The converse to the corollary above is no true in general unless it is assumed that $b\in\operatorname{R}(A)=\{Aw:w\in\mathbb{R}^n\}$, not even when $A^g=A^+$, the Moore-Pensrose pseudo inverse. For if $b\notin\operatorname{R}(A)$, no $y\in\mathbb{R}^n$ satisfies $Ay=b$.

The Moore-Penrose's pseudo inverse $A^+$ of $A$ always exists and it is unique. furthermore, for any $b\in\mathbb{R}^m$, $x_+:=A^+b$ solves the problem $$x_+=\operatorname{arg.min}\{\|x\|_2: \|Ax-b\|_2=\min_w\|Aw-b\|_2\}\tag{2}\label{two}$$ where $\|\;\|_2$ is the Euclidean norm.
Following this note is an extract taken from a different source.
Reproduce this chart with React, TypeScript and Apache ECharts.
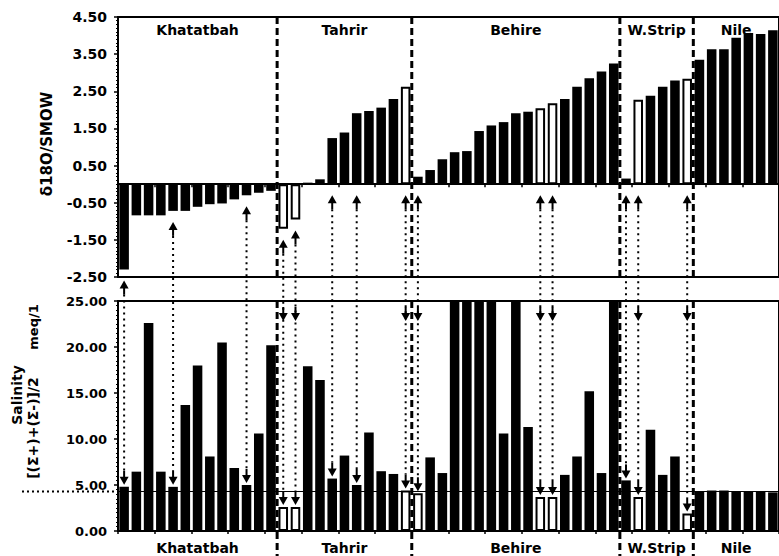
import React, { useEffect, useRef } from "react";
import * as echarts from "echarts";

// ---- data ----
const regionNames = ["Khatatbah", "Tahrir", "Behire", "W.Strip", "Nile"];
const regionCodes = ["K", "T", "B", "W", "N"];

// δ18O / SMOW (top panel)
const d18OKhatatbah = [-2.3, -0.84, -0.84, -0.84, -0.72, -0.72, -0.61, -0.54, -0.52, -0.41, -0.3, -0.23, -0.18];
const d18OTahrir = [-1.2, -0.95, 0.04, 0.13, 1.24, 1.39, 1.91, 1.97, 2.06, 2.29, 2.62];
const d18OBehire = [0.2, 0.38, 0.67, 0.86, 0.89, 1.43, 1.58, 1.67, 1.91, 1.95, 2.04, 2.18, 2.29, 2.62, 2.85, 3.03, 3.25];
const d18OWStrip = [0.15, 2.27, 2.38, 2.62, 2.79, 2.84];
const d18ONile = [3.35, 3.63, 3.63, 3.94, 4.07, 4.04, 4.14];

// Salinity [(Σ+)+(Σ-)]/2 meq/l (bottom panel)
const salKhatatbah = [4.8, 6.45, 22.6, 6.45, 4.8, 13.7, 18.0, 8.1, 20.5, 6.85, 5.0, 10.6, 20.2];
const salTahrir = [2.6, 2.6, 17.9, 16.4, 5.7, 8.2, 5.0, 10.7, 6.5, 6.2, 4.4];
const salBehire = [4.1, 8.0, 6.3, 25, 25, 25, 25, 10.6, 25, 11.3, 3.7, 3.7, 6.1, 8.1, 15.2, 6.3, 25];
const salWStrip = [5.5, 3.7, 11.0, 6.1, 8.1, 1.9];
const salNile = [4.3, 4.4, 4.4, 4.35, 4.3, 4.25, 4.2];

const nileLevel = 4.3;

// samples drawn as open bars
const hollowTop = [13, 14, 23, 34, 35, 42, 46];
const hollowBottom = [13, 14, 23, 24, 34, 35, 42, 46];
// samples linked by arrows between panels
const linkedSamples = [0, 4, 10, 13, 14, 17, 19, 23, 24, 34, 35, 41, 42, 46];
const linkedFromTop = [13, 14, 23, 24, 34, 35, 42, 46];

const topTicks = { min: -2.5, max: 4.5, interval: 1 };
const bottomTicks = { min: 0, max: 25, interval: 5 };

const topValues = [...d18OKhatatbah, ...d18OTahrir, ...d18OBehire, ...d18OWStrip, ...d18ONile];
const bottomValues = [...salKhatatbah, ...salTahrir, ...salBehire, ...salWStrip, ...salNile];
const regionSizes = [d18OKhatatbah.length, d18OTahrir.length, d18OBehire.length, d18OWStrip.length, d18ONile.length];
const categories: string[] = [];
regionSizes.forEach((n, r) => {
  for (let i = 0; i < n; i++) categories.push(regionCodes[r] + (i + 1));
});

const FONT = '"DejaVu Sans", sans-serif';

export default function App() {
  const ref = useRef<HTMLDivElement>(null);
  useEffect(() => {
    if (!ref.current) return;
    const chart = echarts.init(ref.current, null, { renderer: "svg" });

    const barData = (vals: number[], hollow: number[]) =>
      vals.map((v, i) =>
        hollow.includes(i)
          ? { value: v, itemStyle: { color: "#fff", borderColor: "#000", borderWidth: 2 } }
          : { value: v, itemStyle: { color: "#000" } }
      );

    const xAxisBase = (grid: number) => ({
      gridIndex: grid,
      type: "category",
      data: categories,
      boundaryGap: true,
      axisLine: { onZero: true, lineStyle: { color: "#000", width: 2 } },
      axisTick: { show: true, length: 3, lineStyle: { color: "#000", width: 1.5 } },
      axisLabel: { show: false },
      splitLine: { show: false },
    });

    const yAxisBase = (grid: number, t: any, fs: number) => ({
      gridIndex: grid,
      type: "value",
      min: t.min,
      max: t.max,
      interval: t.interval,
      axisLine: { show: true, lineStyle: { color: "#000", width: 2 } },
      axisTick: { show: true, length: 4, lineStyle: { color: "#000", width: 1.5 } },
      minorTick: { show: true, splitNumber: 10, length: 2, lineStyle: { color: "#000", width: 1 } },
      splitLine: { show: false },
      axisLabel: {
        color: "#000",
        fontFamily: FONT,
        fontWeight: "bold",
        fontSize: fs,
        margin: 11,
        formatter: (v: number) => v.toFixed(2),
      },
    });

    const option: any = {
      animation: false,
      backgroundColor: "#fff",
      grid: [
        { left: 118, right: -7, top: 17, height: 260, show: true, borderColor: "#000", borderWidth: 2, backgroundColor: "transparent" },
        { left: 118, right: -7, top: 301, height: 230, show: true, borderColor: "#000", borderWidth: 2, backgroundColor: "transparent" },
      ],
      xAxis: [xAxisBase(0), xAxisBase(1)],
      yAxis: [yAxisBase(0, topTicks, 14), yAxisBase(1, bottomTicks, 13)],
      series: [
        {
          type: "bar",
          xAxisIndex: 0,
          yAxisIndex: 0,
          data: barData(topValues, hollowTop),
          barCategoryGap: "22%",
        },
        {
          type: "bar",
          xAxisIndex: 1,
          yAxisIndex: 1,
          data: barData(bottomValues, hollowBottom),
          barCategoryGap: "22%",
          markLine: {
            silent: true,
            symbol: "none",
            label: { show: false },
            lineStyle: { color: "#000", width: 1, type: "solid" },
            data: [{ yAxis: nileLevel }],
          },
        },
      ],
    };
    chart.setOption(option);

    const P = (k: number, i: number, v: number) =>
      chart.convertToPixel({ xAxisIndex: k, yAxisIndex: k } as any, [i, v]) as number[];
    const top0 = P(0, 0, topTicks.max)[1];
    const bot0 = P(0, 0, topTicks.min)[1];
    const top1 = P(1, 0, bottomTicks.max)[1];
    const bot1 = P(1, 0, bottomTicks.min)[1];
    const half = (P(0, 1, 0)[0] - P(0, 0, 0)[0]) / 2;

    const g: any[] = [];
    const Z = 100;
    const starts: number[] = [];
    let acc = 0;
    regionSizes.forEach((n) => {
      starts.push(acc);
      acc += n;
    });

    // region separators
    for (let r = 1; r < regionSizes.length; r++) {
      const x = P(0, starts[r], 0)[0] - half;
      g.push({ type: "line", z: Z, shape: { x1: x, y1: top0, x2: x, y2: bot0 }, style: { stroke: "#000", lineWidth: 3, lineDash: [7, 4] } });
      g.push({ type: "line", z: Z, shape: { x1: x, y1: top1, x2: x, y2: 556 }, style: { stroke: "#000", lineWidth: 3, lineDash: [7, 4] } });
    }
    // region labels
    regionNames.forEach((name, r) => {
      const cx = (P(0, starts[r], 0)[0] + P(0, starts[r] + regionSizes[r] - 1, 0)[0]) / 2;
      const st = { fill: "#000", font: `bold 14px ${FONT}`, align: "center", verticalAlign: "middle" };
      g.push({ type: "text", z: Z, x: cx, y: 30, style: { ...st, text: name } });
      g.push({ type: "text", z: Z, x: cx, y: 548, style: { ...st, text: name } });
    });

    const upArrow = (x: number, tip: number) => [
      { type: "polygon", z: Z, shape: { points: [[x, tip], [x - 4.5, tip + 8], [x + 4.5, tip + 8]] }, style: { fill: "#000" } },
      { type: "line", z: Z, shape: { x1: x, y1: tip + 7, x2: x, y2: tip + 14 }, style: { stroke: "#000", lineWidth: 2 } },
    ];
    const downArrow = (x: number, tip: number) => [
      { type: "polygon", z: Z, shape: { points: [[x, tip], [x - 4.5, tip - 8], [x + 4.5, tip - 8]] }, style: { fill: "#000" } },
      { type: "line", z: Z, shape: { x1: x, y1: tip - 7, x2: x, y2: tip - 14 }, style: { stroke: "#000", lineWidth: 2 } },
    ];

    linkedSamples.forEach((i) => {
      const x = P(0, i, 0)[0];
      const tipTop = P(0, i, Math.min(topValues[i], 0))[1] + 11;
      const tipBot = P(1, i, bottomValues[i])[1] - 2;
      g.push(...upArrow(x, tipTop));
      g.push(...downArrow(x, tipBot));
      if (linkedFromTop.includes(i)) g.push(...downArrow(x, top1 + 20));
      g.push({
        type: "line",
        z: Z,
        shape: { x1: x, y1: tipTop + 14, x2: x, y2: tipBot - 14 },
        style: { stroke: "#000", lineWidth: 2, lineDash: [2, 4] },
      });
    });

    // Nile salinity reference line extending left of the axis
    const yRef = P(1, 0, nileLevel)[1];
    g.push({ type: "line", z: Z, shape: { x1: 22, y1: yRef, x2: 117, y2: yRef }, style: { stroke: "#000", lineWidth: 2, lineDash: [2, 3] } });

    // axis titles
    const rot = Math.PI / 2;
    g.push({ type: "text", z: Z, x: 47, y: 144, rotation: rot, style: { text: "δ18O/SMOW", fill: "#000", font: `bold 15px ${FONT}`, align: "center", verticalAlign: "middle" } });
    g.push({ type: "text", z: Z, x: 17, y: 395, rotation: rot, style: { text: "Salinity", fill: "#000", font: `bold 14px ${FONT}`, align: "center", verticalAlign: "middle" } });
    g.push({ type: "text", z: Z, x: 33, y: 428, rotation: rot, style: { text: "[(Σ+)+(Σ-)]/2", fill: "#000", font: `bold 14px ${FONT}`, align: "center", verticalAlign: "middle" } });
    g.push({ type: "text", z: Z, x: 33, y: 327, rotation: rot, style: { text: "meq/1", fill: "#000", font: `bold 13px ${FONT}`, align: "center", verticalAlign: "middle" } });

    chart.setOption({ graphic: g });

    return () => chart.dispose();
  }, []);

  return <div ref={ref} style={{ position: "fixed", left: 0, top: 0, width: 779, height: 556, background: "#fff" }} />;
}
What it is true is the following:

For any $y\in\mathbb{R}^n$, $y-A^+b\in\operatorname{N}(A)$ iff $y$ is solution to the projection problem $$ \operatorname{arg.min}\{\|Aw-b\|_2: w\in\mathbb{R}^n\} $$

Answer 3

The claim is true if and only if $b\in\mathrm{im}\,A$.

I will use the inner product space-based definition of pseudoinverse (it is equivalent to the SVD-based one): $$T^\dagger=(T|_{(\mathrm{ker}\,T)^\perp})^{-1}P_{\mathrm{im}\,T},$$ where $P$ means the orthogonal projection operator. You can verify that $A^\dagger A=P_{(\mathrm{ker}\,A)^\perp}$. (I would not distinguish between matrices and linear maps.)

Suppose $Ax=b$. Then $A^\dagger Ax=A^\dagger b$, which implies that $P_{(\mathrm{ker}\,A)^\perp}x=A^\dagger b$. That immediately indicates that $x-A^\dagger b\in\mathrm{ker}\,A$, as desired.

For the other direction, you only need that (you can verify yourself) $AA^\dagger=P_{\mathrm{im}\,A}$.